Data items
————————

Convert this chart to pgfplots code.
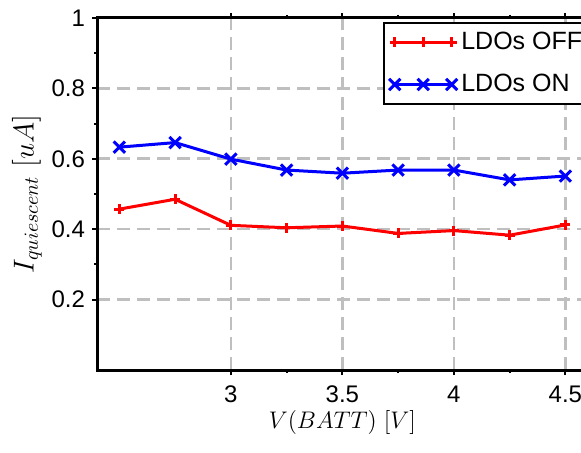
\documentclass[border=0pt]{standalone}
\usepackage{fontspec}
\setmainfont{Liberation Sans}
\usepackage{pgfplots}
\pgfplotsset{compat=1.18}
\begin{document}
\begin{tikzpicture}
\begin{axis}[
    scale only axis,
    width=245.3pt,
    height=176pt,
    xmin=2.4, xmax=4.6,
    ymin=0, ymax=1,
    xtick={3,3.5,4,4.5},
    ytick={0.2,0.4,0.6,0.8,1},
    minor x tick num=1,
    minor y tick num=1,
    tick align=outside,
    major tick length=2.5pt,
    minor tick length=1.5pt,
    tick style={black, line width=1pt},
    axis line style={black, line width=1.5pt},
    grid=major,
    major grid style={gray!50, line width=1.3pt, dash pattern=on 6.5pt off 3.5pt},
    ticklabel style={font=\fontsize{12}{14}\selectfont},
    /pgf/number format/assume math mode=true,
    xticklabel style={yshift=-2pt},
    xlabel={$V(BATT)\ [V]$},
    ylabel={$I_{quiescent}\ [uA]$},
    xlabel style={font=\fontsize{12.5}{14}\selectfont, yshift=3pt},
    ylabel style={font=\fontsize{14.5}{16}\selectfont, yshift=-2pt},
    legend style={at={(rel axis cs:0.583,0.989)}, anchor=north west,
        draw=black, line width=1pt, font=\fontsize{12.5}{14}\selectfont,
        inner sep=2.5pt, row sep=7pt, cells={anchor=west},
        /tikz/every even column/.append style={column sep=0pt}},
    legend image code/.code={%
        \draw[mark repeat=1,mark phase=1,#1] plot coordinates {(-0.1cm,0cm) (0.4cm,0cm) (0.9cm,0cm)};},
    clip=false,
]
\addplot[red, line width=1.5pt, mark=+, mark size=2.5pt, mark options={line width=1.5pt}] coordinates {
    (2.5,0.457) (2.75,0.485) (3.0,0.411) (3.25,0.404) (3.5,0.409)
    (3.75,0.388) (4.0,0.396) (4.25,0.383) (4.5,0.412)
};
\addlegendentry{LDOs OFF}
\addplot[blue, line width=1.5pt, mark=x, mark size=4pt, mark options={line width=1.5pt}] coordinates {
    (2.5,0.633) (2.75,0.646) (3.0,0.599) (3.25,0.568) (3.5,0.559)
    (3.75,0.568) (4.0,0.568) (4.25,0.540) (4.5,0.551)
};
\addlegendentry{LDOs ON}
\coordinate (bl) at (axis cs:1.965,-0.233);
\coordinate (tr) at (axis cs:4.570,1.051);
\end{axis}
\pgfresetboundingbox
\useasboundingbox (bl) rectangle (tr);
\end{tikzpicture}
\end{document}
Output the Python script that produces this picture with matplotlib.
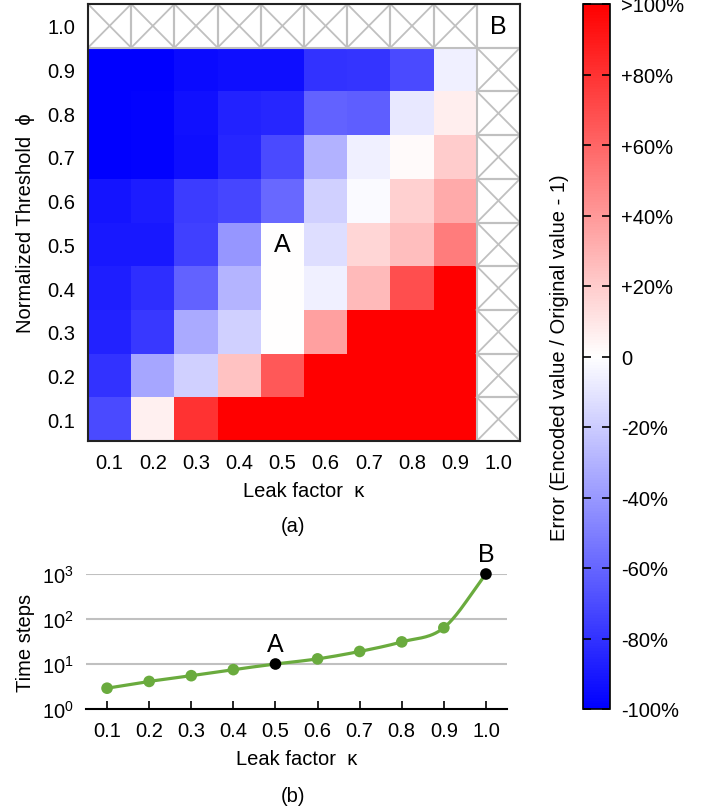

————————

Transcribe the full listing above exactly, with the images removed.

» **Solved exercise**
Convert this chart to pgfplots code.
\documentclass[border=0pt]{standalone}
\usepackage{fontspec}
\setmainfont{Liberation Sans}
\usepackage{pgfplots}
\pgfplotsset{compat=1.18}
\begin{document}
\begin{tikzpicture}
\begin{axis}[
    scale only axis,
    width=245.3pt,
    height=176pt,
    xmin=2.4, xmax=4.6,
    ymin=0, ymax=1,
    xtick={3,3.5,4,4.5},
    ytick={0.2,0.4,0.6,0.8,1},
    minor x tick num=1,
    minor y tick num=1,
    tick align=outside,
    major tick length=2.5pt,
    minor tick length=1.5pt,
    tick style={black, line width=1pt},
    axis line style={black, line width=1.5pt},
    grid=major,
    major grid style={gray!50, line width=1.3pt, dash pattern=on 6.5pt off 3.5pt},
    ticklabel style={font=\fontsize{12}{14}\selectfont},
    /pgf/number format/assume math mode=true,
    xticklabel style={yshift=-2pt},
    xlabel={$V(BATT)\ [V]$},
    ylabel={$I_{quiescent}\ [uA]$},
    xlabel style={font=\fontsize{12.5}{14}\selectfont, yshift=3pt},
    ylabel style={font=\fontsize{14.5}{16}\selectfont, yshift=-2pt},
    legend style={at={(rel axis cs:0.583,0.989)}, anchor=north west,
        draw=black, line width=1pt, font=\fontsize{12.5}{14}\selectfont,
        inner sep=2.5pt, row sep=7pt, cells={anchor=west},
        /tikz/every even column/.append style={column sep=0pt}},
    legend image code/.code={%
        \draw[mark repeat=1,mark phase=1,#1] plot coordinates {(-0.1cm,0cm) (0.4cm,0cm) (0.9cm,0cm)};},
    clip=false,
]
\addplot[red, line width=1.5pt, mark=+, mark size=2.5pt, mark options={line width=1.5pt}] coordinates {
    (2.5,0.457) (2.75,0.485) (3.0,0.411) (3.25,0.404) (3.5,0.409)
    (3.75,0.388) (4.0,0.396) (4.25,0.383) (4.5,0.412)
};
\addlegendentry{LDOs OFF}
\addplot[blue, line width=1.5pt, mark=x, mark size=4pt, mark options={line width=1.5pt}] coordinates {
    (2.5,0.633) (2.75,0.646) (3.0,0.599) (3.25,0.568) (3.5,0.559)
    (3.75,0.568) (4.0,0.568) (4.25,0.540) (4.5,0.551)
};
\addlegendentry{LDOs ON}
\coordinate (bl) at (axis cs:1.965,-0.233);
\coordinate (tr) at (axis cs:4.570,1.051);
\end{axis}
\pgfresetboundingbox
\useasboundingbox (bl) rectangle (tr);
\end{tikzpicture}
\end{document}
Output the Python script that produces this picture with matplotlib.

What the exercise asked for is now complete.